• Information provided:

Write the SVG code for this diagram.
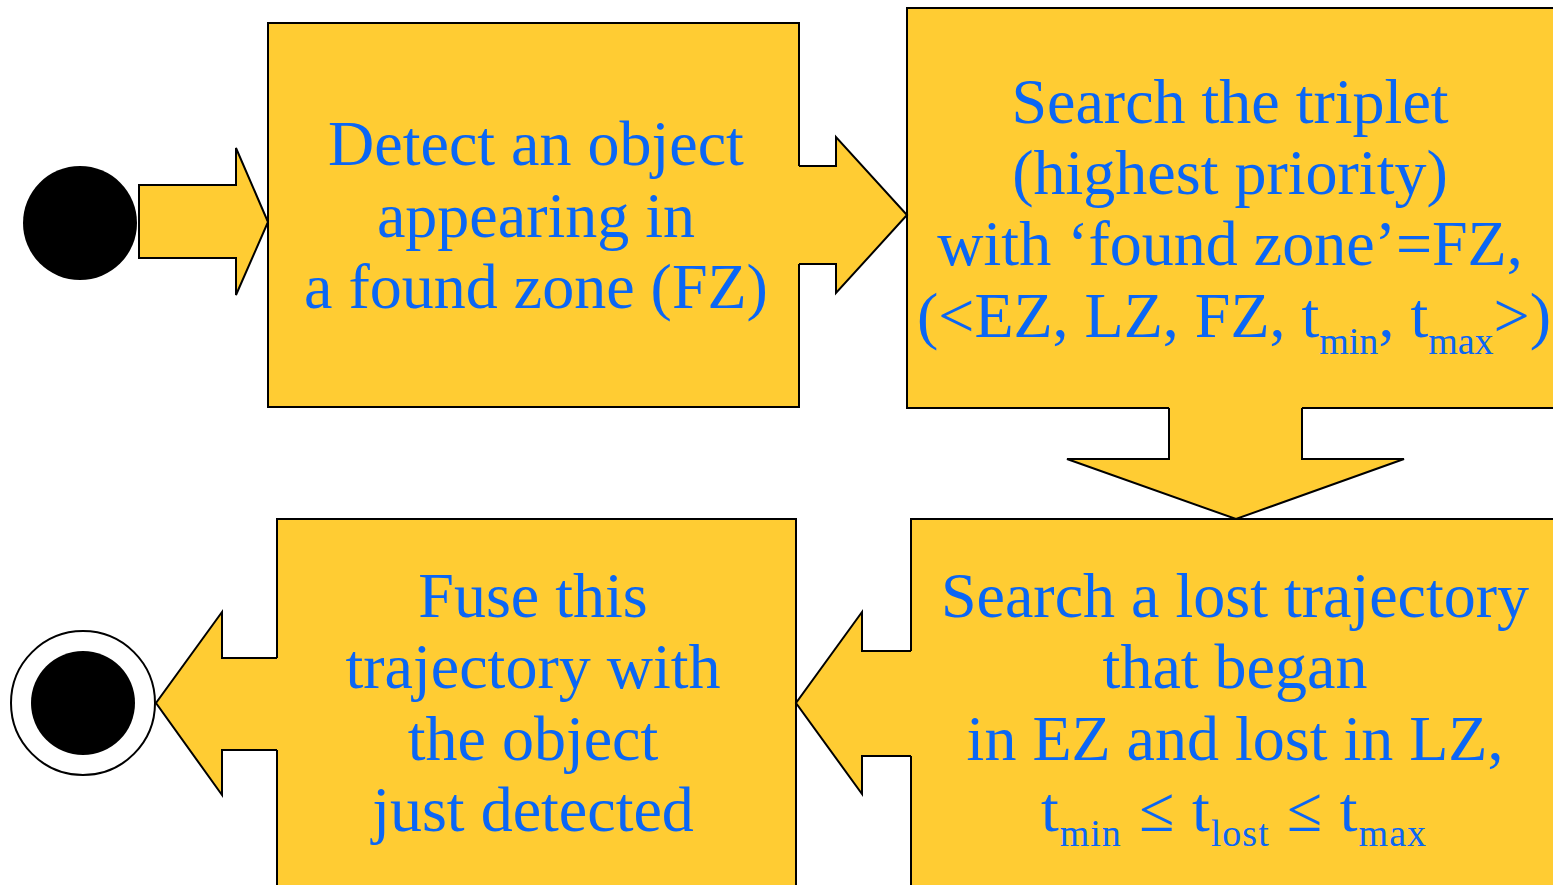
<svg xmlns="http://www.w3.org/2000/svg" width="1553" height="885" viewBox="0 0 1553 885">
<style>
.box{fill:#FFCC33;stroke:#000;stroke-width:2}
.af{fill:#FFCC33;stroke:none}
.as{fill:none;stroke:#000;stroke-width:2;stroke-linejoin:miter}
.t{font-family:"Liberation Serif","Times New Roman",serif;font-size:64px;fill:#0A66F5;text-anchor:middle}
.s{font-size:38px}
</style>
<rect width="1553" height="885" fill="#fff"/>
<g id="start"><circle cx="80" cy="223" r="57" fill="#000"/></g>
<g id="box1">
<rect class="box" x="268" y="23" width="531" height="384"/>
<text class="t" x="536" y="165">Detect an object</text>
<text class="t" x="536" y="237">appearing in</text>
<text class="t" x="536" y="308">a found zone (FZ)</text>
</g>
<g id="box2">
<rect class="box" x="907" y="8" width="660" height="400"/>
<text class="t" x="1230" y="123">Search the triplet</text>
<text class="t" x="1230" y="194">(highest priority)</text>
<text class="t" x="1230" y="265">with ‘found zone’=FZ,</text>
<text class="t" x="1234" y="337">(&lt;EZ, LZ, FZ, t<tspan class="s" dy="17">min</tspan><tspan dy="-17">, t</tspan><tspan class="s" dy="17">max</tspan><tspan dy="-17">&gt;)</tspan></text>
</g>
<g id="box3">
<rect class="box" x="911" y="519" width="660" height="380"/>
<text class="t" x="1235" y="617">Search a lost trajectory</text>
<text class="t" x="1235" y="688">that began</text>
<text class="t" x="1235" y="760">in EZ and lost in LZ,</text>
<text class="t" x="1234" y="831" letter-spacing="1">t<tspan class="s" dy="15">min</tspan><tspan dy="-15"> ≤ t</tspan><tspan class="s" dy="15">lost</tspan><tspan dy="-15"> ≤ t</tspan><tspan class="s" dy="15">max</tspan></text>
</g>
<g id="box4">
<rect class="box" x="277" y="519" width="519" height="380"/>
<text class="t" x="533" y="617">Fuse this</text>
<text class="t" x="533" y="688">trajectory with</text>
<text class="t" x="533" y="760">the object</text>
<text class="t" x="533" y="831">just detected</text>
</g>
<g id="end">
<circle cx="83" cy="703" r="72" fill="#fff" stroke="#000" stroke-width="2"/>
<circle cx="83" cy="703" r="52" fill="#000"/>
</g>
<g id="connectors">
<path class="box" d="M139,185 H236 V148 L268,222 L236,295 V258 H139 Z"/>
<path class="af" d="M796,166 H836 V137 L907,215 L836,293 V264 H796 Z"/>
<path class="as" d="M799,166 H836 V137 L907,215 L836,293 V264 H799"/>
<path class="af" d="M1169,406 V459 H1067 L1236,519 L1404,459 H1302 V406 Z"/>
<path class="as" d="M1169,408 V459 H1067 L1236,519 L1404,459 H1302 V408"/>
<path class="af" d="M914,651 H862 V612 L796,703 L862,794 V756 H914 Z"/>
<path class="as" d="M911,651 H862 V612 L796,703 L862,794 V756 H911"/>
<path class="af" d="M280,658 H222 V612 L156,703 L222,795 V750 H280 Z"/>
<path class="as" d="M277,658 H222 V612 L156,703 L222,795 V750 H277"/>
</g>
</svg>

• Problem details: Restate the entire listing word for word, excluding pictures.

• Exercise answer:
Write the SVG code for this diagram.
<svg xmlns="http://www.w3.org/2000/svg" width="1553" height="885" viewBox="0 0 1553 885">
<style>
.box{fill:#FFCC33;stroke:#000;stroke-width:2}
.af{fill:#FFCC33;stroke:none}
.as{fill:none;stroke:#000;stroke-width:2;stroke-linejoin:miter}
.t{font-family:"Liberation Serif","Times New Roman",serif;font-size:64px;fill:#0A66F5;text-anchor:middle}
.s{font-size:38px}
</style>
<rect width="1553" height="885" fill="#fff"/>
<g id="start"><circle cx="80" cy="223" r="57" fill="#000"/></g>
<g id="box1">
<rect class="box" x="268" y="23" width="531" height="384"/>
<text class="t" x="536" y="165">Detect an object</text>
<text class="t" x="536" y="237">appearing in</text>
<text class="t" x="536" y="308">a found zone (FZ)</text>
</g>
<g id="box2">
<rect class="box" x="907" y="8" width="660" height="400"/>
<text class="t" x="1230" y="123">Search the triplet</text>
<text class="t" x="1230" y="194">(highest priority)</text>
<text class="t" x="1230" y="265">with ‘found zone’=FZ,</text>
<text class="t" x="1234" y="337">(&lt;EZ, LZ, FZ, t<tspan class="s" dy="17">min</tspan><tspan dy="-17">, t</tspan><tspan class="s" dy="17">max</tspan><tspan dy="-17">&gt;)</tspan></text>
</g>
<g id="box3">
<rect class="box" x="911" y="519" width="660" height="380"/>
<text class="t" x="1235" y="617">Search a lost trajectory</text>
<text class="t" x="1235" y="688">that began</text>
<text class="t" x="1235" y="760">in EZ and lost in LZ,</text>
<text class="t" x="1234" y="831" letter-spacing="1">t<tspan class="s" dy="15">min</tspan><tspan dy="-15"> ≤ t</tspan><tspan class="s" dy="15">lost</tspan><tspan dy="-15"> ≤ t</tspan><tspan class="s" dy="15">max</tspan></text>
</g>
<g id="box4">
<rect class="box" x="277" y="519" width="519" height="380"/>
<text class="t" x="533" y="617">Fuse this</text>
<text class="t" x="533" y="688">trajectory with</text>
<text class="t" x="533" y="760">the object</text>
<text class="t" x="533" y="831">just detected</text>
</g>
<g id="end">
<circle cx="83" cy="703" r="72" fill="#fff" stroke="#000" stroke-width="2"/>
<circle cx="83" cy="703" r="52" fill="#000"/>
</g>
<g id="connectors">
<path class="box" d="M139,185 H236 V148 L268,222 L236,295 V258 H139 Z"/>
<path class="af" d="M796,166 H836 V137 L907,215 L836,293 V264 H796 Z"/>
<path class="as" d="M799,166 H836 V137 L907,215 L836,293 V264 H799"/>
<path class="af" d="M1169,406 V459 H1067 L1236,519 L1404,459 H1302 V406 Z"/>
<path class="as" d="M1169,408 V459 H1067 L1236,519 L1404,459 H1302 V408"/>
<path class="af" d="M914,651 H862 V612 L796,703 L862,794 V756 H914 Z"/>
<path class="as" d="M911,651 H862 V612 L796,703 L862,794 V756 H911"/>
<path class="af" d="M280,658 H222 V612 L156,703 L222,795 V750 H280 Z"/>
<path class="as" d="M277,658 H222 V612 L156,703 L222,795 V750 H277"/>
</g>
</svg>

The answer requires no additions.